What is the difference between the following sentences?

Your car is black.

The car of yours is black.

  • 1
    Similarly my and mine, her and hers, our and ours, and their and theirs.
    – Henry
    Commented Apr 23, 2011 at 14:37

5 Answers 5

  • Your is a possessive adjective:

    Your car is black!

  • Yours is a possessive pronoun:

    That car of yours is black!

It is "used to refer to a thing or things belonging to or associated with the person or people that the speaker is addressing".

Basically, those two sentences have the same meaning.

  • 2
    Better to say, That car of yours is black.
    – Jimi Oke
    Commented Apr 23, 2011 at 18:30
  • @Jimi Oke: I was just copying his examples, didn't look into them, but yeah, you're right, it sounds better, I'll edit. :)
    – Alenanno
    Commented Apr 23, 2011 at 18:34
  • @Alennano: Oh, sorry, didn't realize that!
    – Jimi Oke
    Commented Apr 23, 2011 at 18:35
  • @Jimi Oke: No worries, you were actually right. "The car of yours is black" is incorrect or just weird?
    – Alenanno
    Commented Apr 23, 2011 at 18:37
  • @Alennano, I think it is incorrect in this context. Whenever of yours is used, it always refers to something specific, thus the pronoun that or this should be used...
    – Jimi Oke
    Commented Apr 23, 2011 at 18:41

Yours is not a noun. It is a possessive pronoun.

yours |yôrz; yoŏrz| possessive pronoun 1 used to refer to a thing or things belonging to or associated with the person or people that the speaker is addressing : the choice is yours | it's no business of yours.

Your, on the other hand, is a possessive adjective.

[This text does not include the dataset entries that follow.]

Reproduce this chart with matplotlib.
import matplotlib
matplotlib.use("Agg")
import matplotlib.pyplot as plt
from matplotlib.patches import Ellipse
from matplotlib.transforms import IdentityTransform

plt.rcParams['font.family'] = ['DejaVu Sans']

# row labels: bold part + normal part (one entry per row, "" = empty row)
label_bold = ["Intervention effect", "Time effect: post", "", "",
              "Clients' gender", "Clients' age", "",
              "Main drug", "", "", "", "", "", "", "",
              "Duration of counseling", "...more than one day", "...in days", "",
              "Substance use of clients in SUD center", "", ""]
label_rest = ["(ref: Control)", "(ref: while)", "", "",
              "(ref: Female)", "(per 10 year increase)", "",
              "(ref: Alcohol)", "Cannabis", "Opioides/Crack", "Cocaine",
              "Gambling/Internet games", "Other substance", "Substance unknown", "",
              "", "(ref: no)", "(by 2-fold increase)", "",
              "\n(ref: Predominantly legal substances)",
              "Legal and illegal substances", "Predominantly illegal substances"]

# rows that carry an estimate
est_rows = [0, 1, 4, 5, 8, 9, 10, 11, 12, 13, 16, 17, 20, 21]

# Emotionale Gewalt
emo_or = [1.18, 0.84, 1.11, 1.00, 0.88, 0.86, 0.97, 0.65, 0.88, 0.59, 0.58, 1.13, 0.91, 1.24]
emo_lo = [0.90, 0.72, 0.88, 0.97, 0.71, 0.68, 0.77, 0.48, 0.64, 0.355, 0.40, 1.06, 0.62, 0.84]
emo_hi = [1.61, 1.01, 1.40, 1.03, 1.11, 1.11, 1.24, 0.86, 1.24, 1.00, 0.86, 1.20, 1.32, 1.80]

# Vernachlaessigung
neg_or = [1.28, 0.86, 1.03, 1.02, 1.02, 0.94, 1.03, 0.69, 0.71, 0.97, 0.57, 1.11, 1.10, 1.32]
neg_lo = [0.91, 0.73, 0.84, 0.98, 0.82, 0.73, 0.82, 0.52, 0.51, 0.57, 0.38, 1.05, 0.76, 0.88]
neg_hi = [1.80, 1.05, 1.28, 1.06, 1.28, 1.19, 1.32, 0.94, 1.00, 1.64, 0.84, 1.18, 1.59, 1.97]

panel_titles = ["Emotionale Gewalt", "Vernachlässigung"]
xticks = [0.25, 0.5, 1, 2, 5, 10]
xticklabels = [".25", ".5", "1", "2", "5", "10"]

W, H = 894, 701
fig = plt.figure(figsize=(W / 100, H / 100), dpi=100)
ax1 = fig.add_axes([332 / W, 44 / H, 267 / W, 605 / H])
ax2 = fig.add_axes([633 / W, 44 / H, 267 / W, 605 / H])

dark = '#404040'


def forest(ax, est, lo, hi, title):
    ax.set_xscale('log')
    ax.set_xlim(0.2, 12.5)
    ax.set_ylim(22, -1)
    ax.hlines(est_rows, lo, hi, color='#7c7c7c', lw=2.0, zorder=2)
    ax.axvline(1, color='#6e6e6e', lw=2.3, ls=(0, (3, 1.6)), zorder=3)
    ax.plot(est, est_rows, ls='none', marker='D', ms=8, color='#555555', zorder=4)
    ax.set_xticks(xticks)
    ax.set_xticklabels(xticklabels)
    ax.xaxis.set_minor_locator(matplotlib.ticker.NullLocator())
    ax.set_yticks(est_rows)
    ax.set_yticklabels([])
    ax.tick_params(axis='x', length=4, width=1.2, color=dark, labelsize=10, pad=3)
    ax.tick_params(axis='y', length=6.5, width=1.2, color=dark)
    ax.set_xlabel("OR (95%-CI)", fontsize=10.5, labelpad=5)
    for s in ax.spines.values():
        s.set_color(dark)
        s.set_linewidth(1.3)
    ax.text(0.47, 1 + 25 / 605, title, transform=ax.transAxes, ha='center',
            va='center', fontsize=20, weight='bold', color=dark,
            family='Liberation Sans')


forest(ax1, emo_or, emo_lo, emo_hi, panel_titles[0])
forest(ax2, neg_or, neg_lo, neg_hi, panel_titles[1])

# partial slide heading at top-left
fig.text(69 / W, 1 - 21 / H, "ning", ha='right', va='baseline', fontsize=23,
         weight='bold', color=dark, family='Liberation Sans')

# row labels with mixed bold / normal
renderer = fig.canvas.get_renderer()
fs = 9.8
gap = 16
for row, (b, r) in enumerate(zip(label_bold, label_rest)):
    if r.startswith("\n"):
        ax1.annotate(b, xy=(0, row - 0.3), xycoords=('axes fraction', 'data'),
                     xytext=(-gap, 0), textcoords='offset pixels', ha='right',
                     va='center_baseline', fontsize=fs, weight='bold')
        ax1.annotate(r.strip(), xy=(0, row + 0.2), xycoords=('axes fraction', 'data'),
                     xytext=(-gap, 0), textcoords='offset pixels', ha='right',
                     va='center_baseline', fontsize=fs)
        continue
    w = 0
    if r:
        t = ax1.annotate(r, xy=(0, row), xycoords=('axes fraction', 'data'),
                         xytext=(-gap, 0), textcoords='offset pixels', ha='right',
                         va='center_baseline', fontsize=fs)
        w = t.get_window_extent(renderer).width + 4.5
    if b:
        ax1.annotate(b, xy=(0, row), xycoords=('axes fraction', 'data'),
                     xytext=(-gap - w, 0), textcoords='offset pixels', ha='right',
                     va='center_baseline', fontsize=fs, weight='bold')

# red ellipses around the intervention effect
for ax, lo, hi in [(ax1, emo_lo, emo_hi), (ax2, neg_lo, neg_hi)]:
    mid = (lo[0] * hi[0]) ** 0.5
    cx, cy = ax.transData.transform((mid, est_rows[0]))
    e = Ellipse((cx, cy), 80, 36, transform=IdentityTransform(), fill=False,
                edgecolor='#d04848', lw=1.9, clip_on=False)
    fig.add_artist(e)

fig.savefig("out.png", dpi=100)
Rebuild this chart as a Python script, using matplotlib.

  • I think the question is, what is difference in meaning?
    – TonyK
    Commented Dec 1, 2016 at 15:06

A native English speaker would never say "the car of yours is black." The "car of yours" construction seems mainly to be used when the simpler construction "your car" is not available. For instance, "that car of yours": we can't say "that your car" or "your that car", so we have to say "that car of yours". But we can say "your red car", so we wouldn't say "the red car of yours".

I hope I have made myself clear! But the rules are complex. Compare friends, enemies, and brothers:

He's a friend of mine


He's my friend

mean the same thing: "he's one of my friends".

He's an enemy of mine

means "he's one of my enemies", but

He's my enemy

is not quite the same; it implies that he's my only enemy. This implication is not present in "He's my friend".

And lastly,

He's a brother of mine

is not something that you would ever say, however many brothers you had. (Perhaps it is possible if you have dozens of brothers, like the child of a Byzantine potentate. Otherwise it sounds very wrong to me.)


Both constructions are perfectly grammatical as far as I know, so I disagree with prem shekhar. In addition to what Robusto and Alenanno have pointed out, I would say that the emphasis is slightly different for the two constructions.

For the first construction, 'your car' is taken as a noun phrase, and the subject is specifically a car that is owned by the person being addressed. Omit the possessive adjective your and 'car is black!' would not work in quite the same way. In other words, there is a greater emphasis on the fact that the car is a possession of the listener.

However, the construction using 'of yours' places more emphasis on the car, as the sentence could stand alone without this extra piece of information i.e. 'The car is black!' Hence the emphasis is on the car; a demonstrative determiner such as that or this can be used instead of the definite article the to include information like the relative location of the car to the speaker or to refer to a previously mentioned car.

  • I would say that "the car of yours is black" is not grammatical.
    – TonyK
    Commented Dec 1, 2016 at 21:53

"your" is already a possessive, and "yours" is a noun and does not have a plural form.

He found a book - is it yours?

I can't find my wallet, but yours is on the table.

Yours is a better idea.

Yours sincerely

Yours affectionately ← Sounds like something said at the end of a letter passed between people who are rather close.

Your affectionate ← Sentence fragment. Something else has to follow for this to make any sense.

Yours affectionate ← I can't imagine any context where this would either make sense or not sound awkward.

Your affectionately ← Another sentence fragment. Something else has to follow. In fact, it almost begs for an adjective.